Le psautier du métropolitain Dosithée, œuvre essentiellement populaire publiée sous les règnes de Grégoire Ghika II et d’Etienne Petricieu, se terminait par ces vers :


«La race de la terre moldave, d’où rayonne-t-elle? — D’Italie, que tout homme le croie. — Flaccus d’abord, puis Trajan, ont amené ici — les ancêtres des heureux habitans de ces pays. — Ils en ont fixé les limites. — Par les signes qui existent, on peut le voir. — Trajan, de la souche de ce peuple, a rempli — la terre roumaine, l’Ardialie[1] et la Moldavie. — Les preuves en sont debout; on les voit par lui faites. — La tour Séverine se maintient depuis longtemps[2]. »

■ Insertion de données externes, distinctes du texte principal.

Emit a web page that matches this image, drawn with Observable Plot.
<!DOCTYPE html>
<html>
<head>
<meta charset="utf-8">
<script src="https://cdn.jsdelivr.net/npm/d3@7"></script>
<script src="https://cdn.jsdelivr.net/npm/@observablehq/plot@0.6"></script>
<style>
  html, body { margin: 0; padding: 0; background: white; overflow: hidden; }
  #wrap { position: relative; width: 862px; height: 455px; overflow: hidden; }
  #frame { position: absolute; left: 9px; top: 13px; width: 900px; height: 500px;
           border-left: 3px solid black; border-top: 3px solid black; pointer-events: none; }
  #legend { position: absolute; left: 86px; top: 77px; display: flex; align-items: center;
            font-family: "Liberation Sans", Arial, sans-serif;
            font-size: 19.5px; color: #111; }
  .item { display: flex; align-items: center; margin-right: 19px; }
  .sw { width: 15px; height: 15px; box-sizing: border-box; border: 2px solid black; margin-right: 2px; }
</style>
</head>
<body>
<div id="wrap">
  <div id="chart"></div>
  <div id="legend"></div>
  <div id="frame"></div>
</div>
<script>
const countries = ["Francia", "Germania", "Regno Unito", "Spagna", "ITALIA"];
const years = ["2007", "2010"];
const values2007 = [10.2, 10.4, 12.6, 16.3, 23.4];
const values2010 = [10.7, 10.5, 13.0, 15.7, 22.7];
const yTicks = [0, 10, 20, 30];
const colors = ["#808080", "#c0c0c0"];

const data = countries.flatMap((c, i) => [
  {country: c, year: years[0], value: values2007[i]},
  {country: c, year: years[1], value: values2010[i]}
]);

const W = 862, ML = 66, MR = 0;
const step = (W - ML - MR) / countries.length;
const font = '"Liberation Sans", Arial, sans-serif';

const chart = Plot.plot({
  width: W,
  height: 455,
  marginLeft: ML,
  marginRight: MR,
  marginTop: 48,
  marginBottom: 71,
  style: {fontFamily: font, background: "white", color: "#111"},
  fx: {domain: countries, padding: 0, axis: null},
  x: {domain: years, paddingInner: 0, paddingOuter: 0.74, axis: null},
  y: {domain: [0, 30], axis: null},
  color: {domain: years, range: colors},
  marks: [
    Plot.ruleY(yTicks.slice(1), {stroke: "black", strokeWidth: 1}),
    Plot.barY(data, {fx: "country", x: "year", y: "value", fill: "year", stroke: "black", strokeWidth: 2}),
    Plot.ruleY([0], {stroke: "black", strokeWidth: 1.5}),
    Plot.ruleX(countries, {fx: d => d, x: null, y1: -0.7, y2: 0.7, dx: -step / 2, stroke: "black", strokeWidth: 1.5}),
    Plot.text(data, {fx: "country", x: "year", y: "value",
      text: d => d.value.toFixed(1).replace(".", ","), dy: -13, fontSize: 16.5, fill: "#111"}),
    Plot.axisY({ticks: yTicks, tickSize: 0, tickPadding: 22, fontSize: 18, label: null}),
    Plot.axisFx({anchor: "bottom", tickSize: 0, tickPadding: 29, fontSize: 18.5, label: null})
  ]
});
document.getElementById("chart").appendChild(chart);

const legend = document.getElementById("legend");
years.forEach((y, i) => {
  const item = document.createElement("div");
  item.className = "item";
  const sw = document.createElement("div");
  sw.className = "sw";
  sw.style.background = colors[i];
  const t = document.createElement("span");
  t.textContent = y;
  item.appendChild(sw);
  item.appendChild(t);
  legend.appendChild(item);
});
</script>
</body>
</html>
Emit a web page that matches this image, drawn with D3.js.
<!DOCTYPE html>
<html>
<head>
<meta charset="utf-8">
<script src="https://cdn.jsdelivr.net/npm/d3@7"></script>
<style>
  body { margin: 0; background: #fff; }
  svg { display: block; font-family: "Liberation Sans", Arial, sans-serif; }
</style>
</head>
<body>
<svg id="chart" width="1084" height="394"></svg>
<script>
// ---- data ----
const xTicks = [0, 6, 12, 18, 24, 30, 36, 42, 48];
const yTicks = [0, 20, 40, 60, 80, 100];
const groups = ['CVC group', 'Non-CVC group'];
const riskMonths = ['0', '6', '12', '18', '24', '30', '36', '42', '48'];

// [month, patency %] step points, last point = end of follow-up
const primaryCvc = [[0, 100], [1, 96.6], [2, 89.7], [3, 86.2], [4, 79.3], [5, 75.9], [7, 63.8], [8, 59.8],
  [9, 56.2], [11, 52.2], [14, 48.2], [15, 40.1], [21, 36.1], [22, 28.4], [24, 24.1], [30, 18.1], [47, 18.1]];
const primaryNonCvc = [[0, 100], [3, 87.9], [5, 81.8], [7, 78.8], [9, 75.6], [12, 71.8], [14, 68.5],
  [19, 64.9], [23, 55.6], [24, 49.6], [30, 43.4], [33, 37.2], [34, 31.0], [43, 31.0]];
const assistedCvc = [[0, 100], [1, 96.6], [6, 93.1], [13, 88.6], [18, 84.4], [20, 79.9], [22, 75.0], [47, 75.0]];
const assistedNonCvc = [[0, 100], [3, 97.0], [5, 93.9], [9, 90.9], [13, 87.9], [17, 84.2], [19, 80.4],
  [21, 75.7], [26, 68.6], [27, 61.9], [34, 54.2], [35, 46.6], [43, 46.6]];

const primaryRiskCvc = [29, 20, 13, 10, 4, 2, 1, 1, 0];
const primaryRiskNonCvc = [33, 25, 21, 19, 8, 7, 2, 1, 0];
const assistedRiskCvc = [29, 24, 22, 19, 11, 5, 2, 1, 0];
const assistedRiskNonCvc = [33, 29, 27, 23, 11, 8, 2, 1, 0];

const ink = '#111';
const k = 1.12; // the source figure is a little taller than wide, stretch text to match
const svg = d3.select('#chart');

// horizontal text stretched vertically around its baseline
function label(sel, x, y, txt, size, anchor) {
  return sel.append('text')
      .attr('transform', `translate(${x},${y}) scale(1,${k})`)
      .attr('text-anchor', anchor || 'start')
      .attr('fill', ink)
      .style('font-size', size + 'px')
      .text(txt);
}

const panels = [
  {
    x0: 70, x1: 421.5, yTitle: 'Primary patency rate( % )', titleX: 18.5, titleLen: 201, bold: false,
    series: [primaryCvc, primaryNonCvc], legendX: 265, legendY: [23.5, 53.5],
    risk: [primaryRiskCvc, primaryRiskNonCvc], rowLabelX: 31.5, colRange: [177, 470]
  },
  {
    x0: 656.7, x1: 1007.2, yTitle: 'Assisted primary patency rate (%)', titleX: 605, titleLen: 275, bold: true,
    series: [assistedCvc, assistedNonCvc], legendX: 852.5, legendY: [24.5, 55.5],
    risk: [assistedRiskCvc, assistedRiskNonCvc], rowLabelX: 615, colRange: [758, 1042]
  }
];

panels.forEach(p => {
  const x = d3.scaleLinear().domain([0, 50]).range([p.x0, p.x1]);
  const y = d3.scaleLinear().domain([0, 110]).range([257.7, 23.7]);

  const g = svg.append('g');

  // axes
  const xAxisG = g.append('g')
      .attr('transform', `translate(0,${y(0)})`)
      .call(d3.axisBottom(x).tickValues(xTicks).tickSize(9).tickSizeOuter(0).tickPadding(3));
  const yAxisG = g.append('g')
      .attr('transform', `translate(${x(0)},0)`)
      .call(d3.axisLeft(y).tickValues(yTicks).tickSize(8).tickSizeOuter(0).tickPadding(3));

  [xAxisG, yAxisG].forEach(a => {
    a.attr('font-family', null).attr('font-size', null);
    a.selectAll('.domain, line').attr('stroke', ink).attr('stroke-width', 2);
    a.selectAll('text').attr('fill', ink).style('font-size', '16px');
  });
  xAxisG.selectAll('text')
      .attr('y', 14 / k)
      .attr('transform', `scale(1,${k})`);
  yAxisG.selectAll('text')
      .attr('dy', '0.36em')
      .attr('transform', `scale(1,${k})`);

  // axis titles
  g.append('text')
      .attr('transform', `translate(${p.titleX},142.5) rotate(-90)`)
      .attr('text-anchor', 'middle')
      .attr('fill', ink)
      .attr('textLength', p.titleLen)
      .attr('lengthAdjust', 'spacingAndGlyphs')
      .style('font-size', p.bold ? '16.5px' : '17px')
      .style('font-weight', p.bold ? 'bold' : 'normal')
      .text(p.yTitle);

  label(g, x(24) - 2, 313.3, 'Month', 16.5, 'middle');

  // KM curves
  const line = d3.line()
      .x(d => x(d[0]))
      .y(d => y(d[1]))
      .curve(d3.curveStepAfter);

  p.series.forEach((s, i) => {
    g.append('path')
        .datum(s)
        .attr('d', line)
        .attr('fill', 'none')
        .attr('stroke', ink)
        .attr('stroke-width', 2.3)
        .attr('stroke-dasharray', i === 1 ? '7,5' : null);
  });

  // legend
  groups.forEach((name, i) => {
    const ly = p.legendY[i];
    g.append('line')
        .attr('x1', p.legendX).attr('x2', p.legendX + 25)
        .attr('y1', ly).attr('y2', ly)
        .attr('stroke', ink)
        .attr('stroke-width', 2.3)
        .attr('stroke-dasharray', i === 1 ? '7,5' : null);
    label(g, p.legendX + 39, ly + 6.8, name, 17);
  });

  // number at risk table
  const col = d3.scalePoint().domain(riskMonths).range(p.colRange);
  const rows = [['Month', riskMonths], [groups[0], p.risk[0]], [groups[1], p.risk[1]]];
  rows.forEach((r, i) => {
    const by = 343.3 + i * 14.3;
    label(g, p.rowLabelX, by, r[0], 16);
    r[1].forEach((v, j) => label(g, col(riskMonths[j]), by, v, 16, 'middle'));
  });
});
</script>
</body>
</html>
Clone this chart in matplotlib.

Qu’on ne s’imagine pas que ces détails historiques fussent inintelligibles pour les masses. Lorsque Dosithée, en traduisant les psaumes, nommait Dieu l’empereur qui n’a point d’égal, il n’était que l’écho de la poésie populaire, qui ne connaît pas de qualification plus élevée que celle qui a été portée par Trajan. Le peuple a même presque divinisé le vainqueur de Décébale et des Daces intrépides. Non content de perpétuer son souvenir dans les rochers escarpés, dans les plaines nombreuses qui portent son nom (praful Trajanului, — campul Trajanului), il lui a donné une sorte d’autorité sur les phénomènes célestes. C’est ainsi que la voie lactée est devenue le chemin de Trajan, et que pendant l’orage on s’imagine entendre le guerrier terrible qui précipita sur la Dacie les légions indomptables de la ville éternelle. De même que Romulus, le fondateur de Rome, idéalisé par l’apothéose, est resté aux yeux de la foule le Romain par excellence, ainsi Trajan a été considéré par l’imagina-

  1. La Transylvanie.
  2. La tour de Sévérin n’a point été bâtie par Trajan, comme le croit le poète d’après Procope, mais par Sévérinus, gouverneur de la Mésie sous l’empereur Philippe.